I'm an avid reader and book review blogger that loves fiction: Fantasy, Sci-Fi, Literary, and Christian. Here's my favorite quote about reading: “Every good book should be entertaining. A good book will be more; it must not be less. Entertainment….is like a qualifying examination. If a fiction can’t provide that, we may be excused from inquiry into its higher qualities.” (C.S. Lewis)

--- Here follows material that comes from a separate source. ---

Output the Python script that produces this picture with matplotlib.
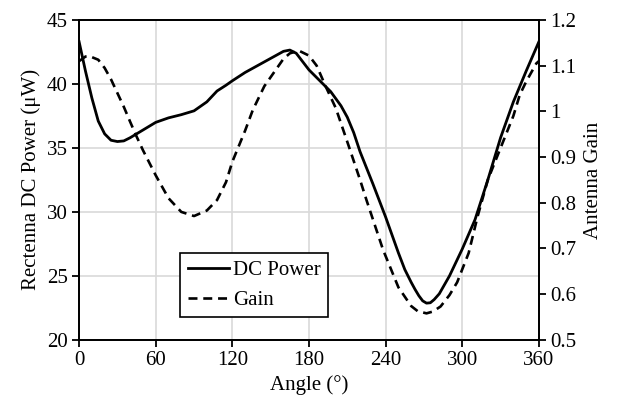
import matplotlib.pyplot as plt

plt.rcParams['font.family'] = ['Liberation Serif', 'DejaVu Serif']
plt.rcParams['font.size'] = 15

# DC power (uW)
dc_angle = [0, 5, 10, 15, 20, 25, 30, 35, 40, 45, 50, 60, 70, 80, 90, 100, 108,
            115, 120, 130, 140, 150, 160, 165, 170, 180, 190, 197, 205, 210, 215,
            220, 230, 240, 250, 255, 260, 263, 266, 269, 272, 275, 278, 282, 286,
            290, 300, 310, 320, 330, 340, 350, 360]
dc_power = [43.3, 41.0, 38.9, 37.1, 36.1, 35.6, 35.5, 35.55, 35.8, 36.1, 36.4,
            37.0, 37.35, 37.6, 37.9, 38.6, 39.45, 39.9, 40.25, 40.9, 41.45, 42.0,
            42.55, 42.65, 42.4, 41.1, 40.1, 39.4, 38.3, 37.4, 36.2, 34.7, 32.2,
            29.6, 26.8, 25.5, 24.5, 23.95, 23.45, 23.05, 22.87, 22.9, 23.15,
            23.6, 24.3, 25.0, 27.1, 29.4, 32.5, 35.8, 38.6, 41.0, 43.3]

# antenna gain
g_angle = [0, 5, 8, 15, 20, 25, 30, 35, 40, 45, 50, 60, 70, 80, 90, 100, 108,
           115, 120, 130, 136, 145, 152, 160, 165, 172, 180, 186, 193, 201, 211,
           220, 225, 238, 250, 260, 265, 272, 277, 283, 290, 296, 305, 312, 320,
           330, 340, 345, 350, 358, 360]
gain = [1.11, 1.12, 1.121, 1.113, 1.095, 1.07, 1.04, 1.01, 0.977, 0.945, 0.915,
        0.86, 0.81, 0.78, 0.771, 0.783, 0.806, 0.845, 0.89, 0.958, 1.003, 1.055,
        1.083, 1.115, 1.127, 1.133, 1.122, 1.10, 1.055, 1.007, 0.925, 0.85,
        0.806, 0.697, 0.615, 0.574, 0.563, 0.558, 0.562, 0.573, 0.598, 0.626,
        0.69, 0.77, 0.85, 0.92, 0.99, 1.036, 1.065, 1.105, 1.11]

x_ticks = [0, 60, 120, 180, 240, 300, 360]
left_ticks = [20, 25, 30, 35, 40, 45]
right_ticks = [0.5, 0.6, 0.7, 0.8, 0.9, 1.0, 1.1, 1.2]
right_labels = ['0.5', '0.6', '0.7', '0.8', '0.9', '1', '1.1', '1.2']

fig = plt.figure(figsize=(6.18, 4.08), dpi=100)
ax = fig.add_axes([0.128, 0.167, 0.744, 0.784])
ax2 = ax.twinx()

l1, = ax.plot(dc_angle, dc_power, color='black', lw=2.0, label='DC Power')
l2, = ax2.plot(g_angle, gain, color='black', lw=1.9, ls=(0, (3.4, 2.2)), label='Gain')

ax.set_xlim(0, 360)
ax.set_ylim(20, 45)
ax2.set_ylim(0.5, 1.2)
ax.set_xticks(x_ticks)
ax.set_yticks(left_ticks)
ax2.set_yticks(right_ticks)
ax2.set_yticklabels(right_labels)

ax.grid(True, color='#d9d9d9', lw=1.2)
ax.set_axisbelow(True)

for a in (ax, ax2):
    for s in a.spines.values():
        s.set_linewidth(1.3)
        s.set_color('black')
    a.tick_params(direction='out', length=5, width=1.3, labelsize=15, pad=3)

ax.set_xlabel('Angle (°)', fontsize=15, labelpad=4)
ax.set_ylabel('Rectenna DC Power (μW)', fontsize=15, labelpad=4)
ax2.set_ylabel('Antenna Gain', fontsize=15, labelpad=6)

leg = ax2.legend(handles=[l1, l2], loc='lower left', bbox_to_anchor=(0.22, 0.07),
                 fancybox=False, framealpha=1, edgecolor='black',
                 handlelength=2.0, handletextpad=0.2, borderpad=0.35,
                 labelspacing=0.5, fontsize=15, borderaxespad=0)
leg.get_frame().set_linewidth(1.2)

fig.savefig('out.png', dpi=100)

Anniversary Day by Kristine Kathryn Rusch

Anniversary Day - Kristine Kathryn Rusch, Jay Snyder

I’m coming up on seventy posted reviews for this website and I’ve written many other reviews on various book social websites like Goodreads, Booklikes, and such. I have noticed there are some books you read and review because of their importance to the literary culture.  There are some books you read and review and that you do not connect with but continue reading them to learn something from that experience.  And there are some books you read and review that puts a smile on your face.

 

Anniversary Day by Kristine Kathryn Rusch goes into the section of the aforementioned sentence.  This is the eight book that I’ve read and review of the excellent Retrieval Artist Series and the first one of the Anniversary Day Saga.  This first book of the saga focuses on the celebration called Anniversary Day where the moon colony of Armstrong remembers the bomb that destroyed part of the dome protecting it four years ago.

 

A greater threat is happening on this Anniversary Day observance that not only affects Armstrong but the rest of the Moon.  Moon Security Chief Noelle DeRicci is trying to stay one step of the unfolding disaster.  However, the disaster is bigger than she could have ever imagined.  She enlists Retrieval Artist Miles Flint for help and he learns just how widespread the disaster has become.

 

The story in Anniversary Day does not revolve around Retrieval Artist Miles Flint.  Moon Security Chief Noelle DeRicci and Detective Bartholomew Nyquist take center stage in Anniversary Day. That might be a disappointment for fans of the series who are attached to Miles Flint (like myself).  However, Rusch is such a skilled storyteller than I have found DeRicci and Nyquist are just as compelling to read as Flint.  I appreciate the fact that the series does not rely one character to carry it for subsequent books.  The diversity of the characters is one of the main reasons I have become an unabashed fan of the series. I hope that other writers in series-length genre fiction can take inspiration from Rusch on this important technique.

 

It’s hard for this reviewer to be totally objective for each book I post a review for in this series.  It has become the literary version of Mad Men, House of Cards, or Breaking Bad for me.  I have truly looked forward to reading each book in this series and glad to have seven more books of the Anniversary Day Saga to post reviews for.

 

However, I will admit that I thought the ending (after being built up with great tension) was a let down for me.  I understand why Rusch had to wrap a bow on the ending. But, I wanted at least another 40 or 50 pages of it for selfish reasons.  That is my only quibble with Anniversary Day.  I highly recommended this series and Anniversary Day is an excellent entry point for those of you who are newcomers to the series.